Fabio Martini, La Stampa 11/9/2014, 11 settembre 2014
VIOLANTE IN BILICO LA “SUA” MAGGIORANZA GLI VOLTA LE SPALLE
Eccoli finalmente i nomi tanto attesi. Da mesi stavano trattando dietro le quinte, Matteo Renzi e Silvio Berlusconi e alle ore 15 del 10 settembre è alfine giunto l’annuncio del “parto”. Nell’auletta dei Gruppi parlamentari - dove Aldo Moro pronunciò il suo ultimo discorso - il presidente dei senatori Pd Zanda annuncia ai 395 parlamentari democratici i candidati per la Corte Costituzionale, da votare in aula: «Sono Luciano Violante e Antonio Catricalà». Chiede la parola il senatore Franco Monaco, già collaboratore del cardinale Martini: «Potremmo dire: dalla rottamazione al riciclo...». Monaco non è un battutista e la sua puntura coglie un punto: i due prescelti sono uomini che hanno decisamente segnato il ventennio che Matteo Renzi dice di voler superare. Una battuta destinata a diventare profetica, visto che in serata la candidatura di Luciano Violante veniva sonoramente bocciata da parte della sua maggioranza, quella di governo.
E d’altra parte Antonio Catricalà, calabrese, 62 anni, già presidente di due Autorità, vicino a Forza Italia, da un quindicennio rappresenta il punto di riferimento indiscusso per quell’altissima burocrazia romana indicata da Renzi come il nemico assoluto.
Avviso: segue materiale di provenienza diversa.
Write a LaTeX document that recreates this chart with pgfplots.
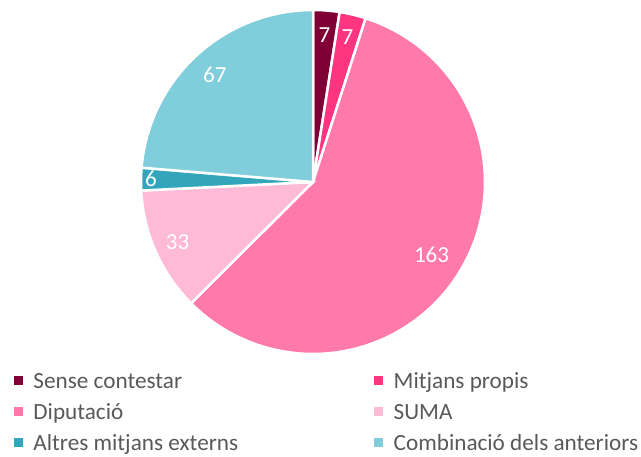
\documentclass[border=0pt]{standalone}
\usepackage{pgfplots}
\usepackage{pgfplotstable}
\pgfplotsset{compat=1.18}
\usepackage{fontspec}
\setmainfont{Carlito}
\definecolor{cA}{HTML}{7E0035}
\definecolor{cB}{HTML}{FF3581}
\definecolor{cC}{HTML}{FF7AAA}
\definecolor{cD}{HTML}{FFBAD6}
\definecolor{cE}{HTML}{34A6BB}
\definecolor{cF}{HTML}{80CDDB}
\definecolor{txt}{HTML}{595959}

\pgfplotstableread{
value
7
7
163
33
6
67
}\piedata

\newcommand\cx{313}
\newcommand\cy{275}
\newcommand\rad{172}

\begin{document}
\begin{tikzpicture}
% totals and angles from the table
\xdef\total{0}
\foreach \i in {0,...,5}{%
  \pgfplotstablegetelem{\i}{value}\of\piedata
  \pgfmathparse{\total+\pgfplotsretval}\xdef\total{\pgfmathresult}}
\xdef\cum{0}
\foreach \i/\n in {0/A,1/B,2/C,3/D,4/E,5/F}{%
  \pgfplotstablegetelem{\i}{value}\of\piedata
  \expandafter\xdef\csname val\n\endcsname{\pgfplotsretval}%
  \pgfmathparse{90-360*(\cum/\total)}\expandafter\xdef\csname aS\n\endcsname{\pgfmathresult}%
  \pgfmathparse{\cum+\pgfplotsretval}\xdef\cum{\pgfmathresult}%
  \pgfmathparse{90-360*(\cum/\total)}\expandafter\xdef\csname aE\n\endcsname{\pgfmathresult}%
  \pgfmathparse{(\csname aS\n\endcsname+\csname aE\n\endcsname)/2}\expandafter\xdef\csname aM\n\endcsname{\pgfmathresult}%
}
\newcommand\slice[4]{%
  \addplot[fill=#1, draw=white, line width=2.5bp, domain=#3:#2, samples=80, variable=\t]
    ({\cx+\rad*cos(\t)}, {\cy+\rad*sin(\t)}) -- (axis cs:\cx,\cy) -- cycle;
  \addlegendentry{#4}}
\newcommand\plabel[3]{%
  \node[text=white, font=\fontsize{23bp}{26bp}\selectfont, anchor=center, inner sep=0pt]
    at (axis cs:{\cx+#3*cos(#1)},{\cy+#3*sin(#1)}) {#2};}
\begin{axis}[
  hide axis, scale only axis, width=641bp, height=457bp,
  xmin=0, xmax=641, ymin=0, ymax=457, clip=false,
  legend columns=2, legend cell align=left,
  legend image code/.code={\fill[#1, draw=none] (0bp,3.5bp) rectangle (9bp,12.5bp); \path (18bp,0bp);},
  legend style={at={(axis cs:14,457-371)}, anchor=north west, draw=none, fill=none,
    inner sep=0pt, font=\fontsize{23.2bp}{26bp}\selectfont, text=txt,
    /tikz/every even column/.append style={column sep=0bp},
    /tikz/every odd column/.append style={column sep=0bp},
    row sep=9bp,
    nodes={inner sep=0bp, text height=17bp, text depth=5bp, anchor=base west}},
]
\path (axis cs:0,0) (axis cs:641,457);
\slice{cA}{\aSA}{\aEA}{\makebox[341bp][l]{Sense contestar}}
\slice{cB}{\aSB}{\aEB}{Mitjans propis}
\slice{cC}{\aSC}{\aEC}{\makebox[341bp][l]{Diputació}}
\slice{cD}{\aSD}{\aED}{SUMA}
\slice{cE}{\aSE}{\aEE}{\makebox[341bp][l]{Altres mitjans externs}}
\slice{cF}{\aSF}{\aEF}{Combinació dels anteriors}
\plabel{\aMA}{\valA}{147}
\plabel{\aMB}{\valB}{149}
\plabel{\aMC}{\valC}{139}
\plabel{\aMD}{\valD}{148}
\plabel{\aME}{\valE}{162}
\plabel{\aMF}{\valF}{145}
\end{axis}
\end{tikzpicture}
\end{document}
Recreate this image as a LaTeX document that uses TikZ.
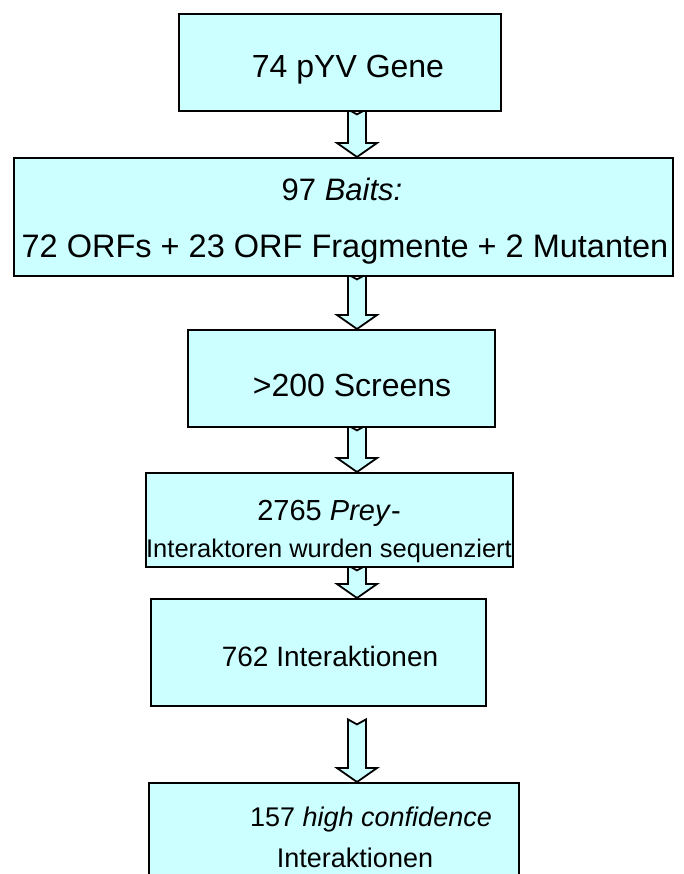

E quanto a Luciano Violante - 72 anni, già presidente della Camera, battitore libero nel Pd - è figura carismatica, anche perché per un quindicennio è stato identificato - a ragione o a torto - come la figura simbolica del rapporto tra la sinistra e le Procure.
Otto ore più tardi essere stato divulgato, il patto Renzi-Berlusconi sui 2 giudici della Consulta ha avuto una esplicita bocciatura, al termine di una votazione che doveva misurare una sola cosa: il gradimento di Violante dentro la maggioranza di governo. Poco prima del voto, infatti, Forza Italia aveva dato indicazione di votare bianco, rinunciando ad esprimere la preferenza per Catricalà, in modo da misurare il gradimento del candidato della sinistra all’interno del suo schieramento. La maggioranza di governo (Pd, Nuovo centro destra e spezzoni centristi) contava sulla carta su circa 545 voti, non sufficienti per raggiungere il quorum dei tre quinti necessari. Ma proprio la differenza tra i 545 potenziali e i voti effettivi presi da Violante (429) ha consentito di misurare la debolezza della candidatura. Lo scarto di circa 115 voti tra voti potenziali e voti ottenuti rende problematica, se non impossibile la riproposizione della candidatura Violante.
E Matteo Renzi? Ha giocato questa partita con un pragmatismo che ha preso in contropiede anche i suoi interlocutori forzisti. Fino a due giorni fa aveva lasciato intendere che avrebbe preferito Augusto Barbera, costituzionalista autorevole e mai fazioso. Forza Italia era pronta a convergere, ma due sere fa Renzi ha ricambiato cavallo, tornando su Violante. E dopo la bocciatura che farà? «Lo mollerà», confidava ieri sera il forzista Donato Bruno.